Première
par Gérard Delorme
Plus qu’un remake appliqué de Deux Hommes dans la ville, de José Giovanni, La Voie de l’ennemi prend une autre dimension grâce à la performance magistrale de Forest Whitaker, dans le rôle pourtant classique d’un ex-taulard qui cherche à refaire sa vie. Rachid Bouchareb a déplacé l’intrigue dans une zone à la frontière du Nouveau-Mexique (très fréquenté depuis Breaking Bad) où les trafiquants de drogue côtoient les clandestins. On peut imaginer lieu plus propice à la réinsertion que cet endroit, qui avait conduit Garnett/Whitaker derrière les barreaux et où rien n’a changé, sinon en pire. Pour entretenir le suspense autour de ce qui s’apparente à un destin inéluctable, le film tente d’éviter les clichés et d’innover là où on l’attend au tournant.

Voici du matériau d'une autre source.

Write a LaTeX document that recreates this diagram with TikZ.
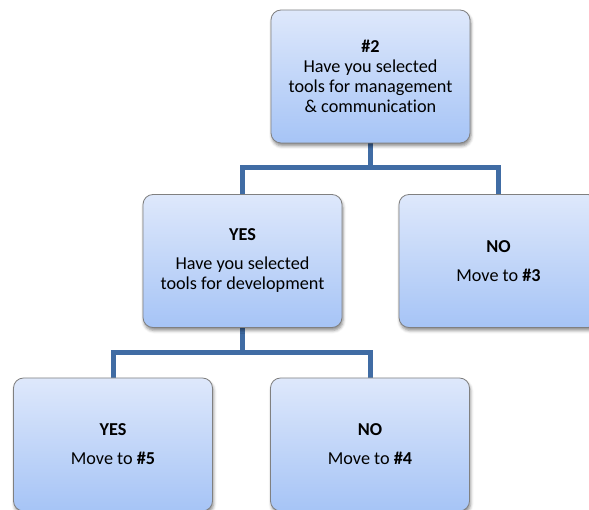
\documentclass[tikz,border=0pt]{standalone}
\usepackage{fontspec}
\setmainfont[Ligatures=NoCommon]{Carlito}
\usetikzlibrary{shadows.blur,backgrounds}
\definecolor{boxtop}{RGB}{222,232,251}
\definecolor{boxbot}{RGB}{166,196,246}
\definecolor{boxline}{RGB}{128,128,128}
\definecolor{linkblue}{RGB}{64,108,164}
\tikzset{
  decision/.style={draw=boxline, line width=0.8pt, rounded corners=10pt,
    top color=boxtop, bottom color=boxbot,
    minimum width=199pt, minimum height=133pt, inner sep=0pt,
    align=center, font=\fontsize{18.2}{20}\selectfont,
    blur shadow={shadow xshift=1pt, shadow yshift=-3pt, shadow blur radius=3pt, shadow opacity=45}},
  link/.style={draw=linkblue, line width=5pt}
}
\begin{document}
\begin{tikzpicture}[x=1pt,y=-1pt]
\useasboundingbox (0,0) rectangle (589,510);
\clip (0,0) rectangle (589,510);
\node[decision] (top) at (370.5,76.5) {\textbf{\#2}\\Have you selected\\tools for management\\\& communication};
\node[decision] (midL) at (242.5,261) {\textbf{YES}\\[9pt]Have you selected\\tools for development};
\node[decision] (midR) at (498.5,261) {\textbf{NO}\\[9pt]Move to \textbf{\#3}};
\node[decision] (botL) at (113,444.5) {\textbf{YES}\\[9pt]Move to \textbf{\#5}};
\node[decision] (botR) at (370,444.5) {\textbf{NO}\\[9pt]Move to \textbf{\#4}};
\coordinate (j1) at (370.5,168);
\coordinate (j2) at (242.5,353);
\begin{scope}[on background layer]
\draw[link] (top.south) -- (j1);
\draw[link] (midL.north) |- (j1) -| (midR.north);
\draw[link] (midL.south) -- (j2);
\draw[link] (botL.north) |- (j2) -| (botR.north);
\end{scope}
\end{tikzpicture}
\end{document}
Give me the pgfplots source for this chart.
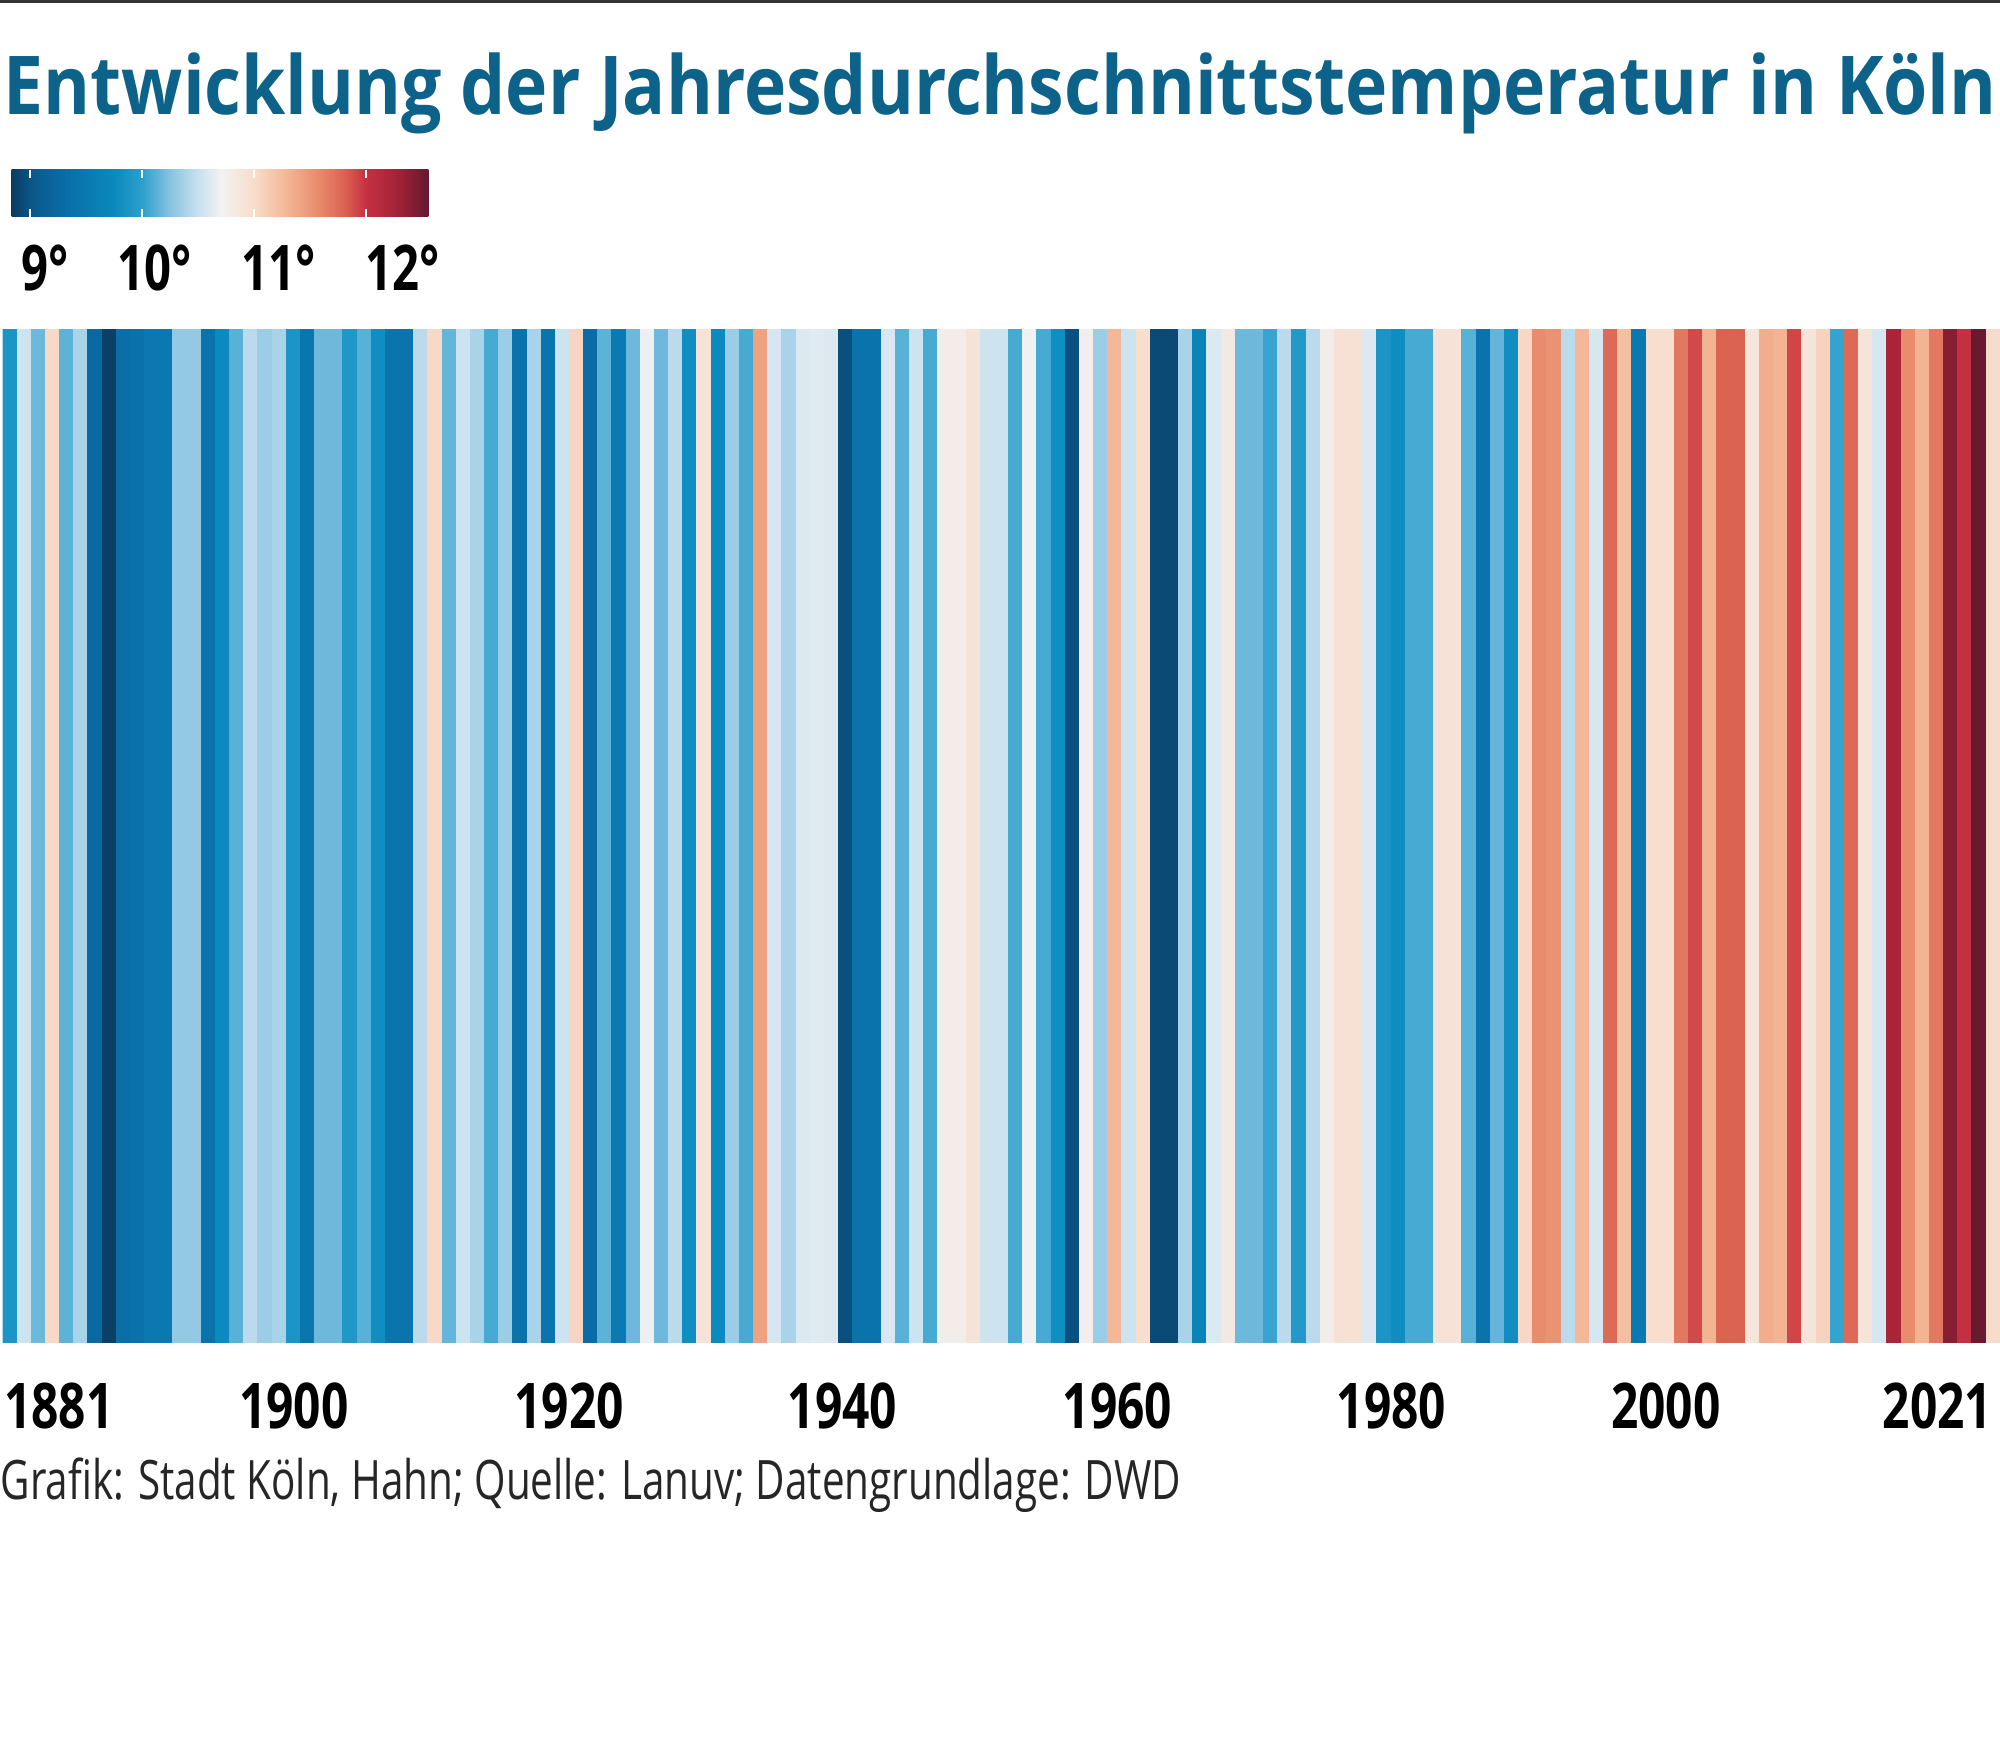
\documentclass[border=0pt]{standalone}
\usepackage{pgfplots}
\pgfplotsset{compat=1.18}
\usepackage{pgfplotstable}
\usepackage{graphicx}
\usepackage{fontspec}
\setmainfont{Open Sans}

\definecolor{titleblue}{RGB}{12,98,136}
\newcommand{\yr}[1]{\scalebox{0.76}[1]{#1}}
\newcommand{\dglab}[1]{\scalebox{0.75}[1]{#1}}

% one stripe = one marker, full axis height
\pgfdeclareplotmark{stripe}{%
  \pgfpathrectangle{\pgfpoint{-1.85pt}{-126.75pt}}{\pgfpoint{3.7pt}{253.5pt}}%
  \pgfusepathqfill}

% legend gradient 8.84 .. 12.56 degrees, mapped to 25bp .. 75bp
\pgfdeclarehorizontalshading{cbar}{100bp}{%
  rgb(0bp)=(0.043,0.235,0.384);
  rgb(25bp)=(0.043,0.235,0.384);
  rgb(27.86bp)=(0.039,0.361,0.561);
  rgb(31.22bp)=(0.039,0.424,0.651);
  rgb(37.27bp)=(0.039,0.541,0.745);
  rgb(40.64bp)=(0.176,0.627,0.804);
  rgb(44bp)=(0.529,0.765,0.882);
  rgb(47.36bp)=(0.784,0.882,0.941);
  rgb(50.18bp)=(0.949,0.949,0.949);
  rgb(54.08bp)=(0.973,0.863,0.796);
  rgb(57.84bp)=(0.957,0.718,0.588);
  rgb(61.74bp)=(0.910,0.549,0.420);
  rgb(65.1bp)=(0.855,0.373,0.314);
  rgb(67.52bp)=(0.776,0.188,0.259);
  rgb(70.88bp)=(0.659,0.141,0.220);
  rgb(75bp)=(0.396,0.094,0.184);
  rgb(100bp)=(0.396,0.094,0.184)}

% annual mean temperature, Koeln (read from stripe colours)
\pgfplotstableread{
year temp
1881 9.88
1882 10.52
1883 10.18
1884 11.02
1885 10.13
1886 10.38
1887 9.25
1888 8.86
1889 9.35
1890 9.38
1891 9.50
1892 9.50
1893 10.30
1894 10.30
1895 9.40
1896 9.75
1897 10.12
1898 10.45
1899 10.33
1900 10.38
1901 9.88
1902 9.45
1903 10.18
1904 10.18
1905 9.90
1906 10.12
1907 9.80
1908 9.42
1909 9.42
1910 10.45
1911 11.02
1912 10.15
1913 10.52
1914 10.38
1915 10.07
1916 10.33
1917 9.40
1918 10.38
1919 9.42
1920 10.52
1921 11.05
1922 9.30
1923 10.13
1924 9.52
1925 10.18
1926 10.68
1927 10.18
1928 10.45
1929 9.80
1930 10.92
1931 9.75
1932 10.33
1933 10.07
1934 11.42
1935 10.57
1936 10.38
1937 10.60
1938 10.62
1939 10.60
1940 8.97
1941 9.40
1942 9.40
1943 10.58
1944 10.12
1945 10.52
1946 10.07
1947 10.78
1948 10.78
1949 10.92
1950 10.53
1951 10.53
1952 10.07
1953 10.70
1954 10.07
1955 9.80
1956 8.97
1957 10.76
1958 10.33
1959 11.27
1960 10.52
1961 10.97
1962 8.93
1963 8.93
1964 10.38
1965 9.65
1966 10.60
1967 10.83
1968 10.18
1969 10.18
1970 10.03
1971 10.45
1972 9.92
1973 10.45
1974 10.78
1975 10.93
1976 10.93
1977 10.60
1978 9.88
1979 9.78
1980 10.07
1981 10.07
1982 10.92
1983 10.92
1984 10.12
1985 9.40
1986 10.15
1987 9.80
1988 11.03
1989 11.57
1990 11.52
1991 10.45
1992 11.27
1993 10.57
1994 11.76
1995 11.22
1996 9.50
1997 10.97
1998 10.97
1999 11.68
2000 11.90
2001 11.30
2002 11.80
2003 11.80
2004 10.87
2005 11.35
2006 11.30
2007 11.92
2008 10.90
2009 11.07
2010 10.02
2011 11.76
2012 10.90
2013 10.57
2014 12.24
2015 11.57
2016 11.30
2017 11.68
2018 12.40
2019 12.02
2020 12.54
2021 11.00
}\tempdata

\begin{document}
\begin{tikzpicture}
\path[use as bounding box] (0pt,0pt) rectangle (500pt,435.5pt);

% rule on top
\fill[black!80] (0pt,434.75pt) rectangle (500pt,435.5pt);

\node[anchor=base west, inner sep=0pt, text=titleblue,
  font=\bfseries\fontsize{20.3}{24}\selectfont] at (0.75pt,406.75pt)
  {\resizebox{498.3pt}{\height}{Entwicklung der Jahresdurchschnittstemperatur in Köln}};

% colour scale
\shade[shading=cbar] (2.925pt,381.25pt) rectangle (107.075pt,393pt);
\foreach \tx in {7.49,35.49,63.50,91.50} {
  \draw[white, line width=0.7pt] (\tx pt,393pt) -- ++(0,-1.9pt);
  \draw[white, line width=0.7pt] (\tx pt,381.25pt) -- ++(0,1.9pt);
}
\begin{scope}[every node/.style={anchor=base west, inner sep=0pt,
    font=\bfseries\fontsize{15.75}{18}\selectfont}]
\node at (5.25pt,362.75pt) {\dglab{9°}};
\node at (29.25pt,362.75pt) {\dglab{10°}};
\node at (60.25pt,362.75pt) {\dglab{11°}};
\node at (91.25pt,362.75pt) {\dglab{12°}};
\end{scope}

\begin{axis}[
  at={(0.675pt,99.75pt)}, anchor=south west,
  scale only axis,
  width=499.325pt, height=253.5pt,
  xmin=1880.5, xmax=2021.5,
  ymin=0, ymax=1,
  axis line style={draw=none},
  ytick=\empty,
  xtick={1884.47,1901.06,1920.48,1939.78,1959.2,1978.55,1997.9,2017.08},
  xticklabels={\yr{1881},\yr{1900},\yr{1920},\yr{1940},\yr{1960},\yr{1980},\yr{2000},\yr{2021}},
  xtick style={draw=none},
  major tick length=0pt,
  xticklabel style={font=\bfseries\fontsize{15.75}{18}\selectfont,
    anchor=base, yshift=-21.5pt, inner sep=0pt},
  colormap={koeln}{
    rgb255(884)=(11,60,98);
    rgb255(905)=(10,92,143);
    rgb255(930)=(10,108,166);
    rgb255(975)=(10,138,190);
    rgb255(1000)=(45,160,205);
    rgb255(1025)=(135,195,225);
    rgb255(1050)=(200,225,240);
    rgb255(1071)=(242,242,242);
    rgb255(1100)=(248,220,203);
    rgb255(1128)=(244,183,150);
    rgb255(1157)=(232,140,107);
    rgb255(1182)=(218,95,80);
    rgb255(1200)=(198,48,66);
    rgb255(1225)=(168,36,56);
    rgb255(1256)=(101,24,47)
  },
  point meta min=8.84, point meta max=12.56,
  clip marker paths=true,
]
\addplot[scatter, only marks, mark=stripe, point meta=explicit,
  scatter/use mapped color={draw=none, fill=mapped color}]
  table[x=year, y expr=0.5, meta=temp] {\tempdata};
\end{axis}

\node[anchor=base west, inner sep=0pt, text=black!85,
  font=\fontsize{13.6}{16}\selectfont] at (0pt,60.5pt)
  {\resizebox{295pt}{\height}{Grafik: Stadt Köln, Hahn; Quelle: Lanuv; Datengrundlage: DWD}};
\end{tikzpicture}
\end{document}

De fait, la rancoeur tenace du shérif abusif joué par Harvey Keitel est tempérée par les manifestations de compassion à l’égard des migrants qu’il traque. Par ailleurs, une place importante est accordée aux personnages féminins, imprévisibles et capables d’arrondir beaucoup d’angles. Mais l’élément le plus inattendu est l’islam, que Garnett a découvert en prison et qui lui apporte un important soutien moral. Potentiellement sensible, le sujet est traité avec l’objectivité nécessaire, jusqu’à une conclusion fatale qui tend à montrer que l’humain finit toujours par l’emporter sur le religieux, pour le meilleur et pour le pire.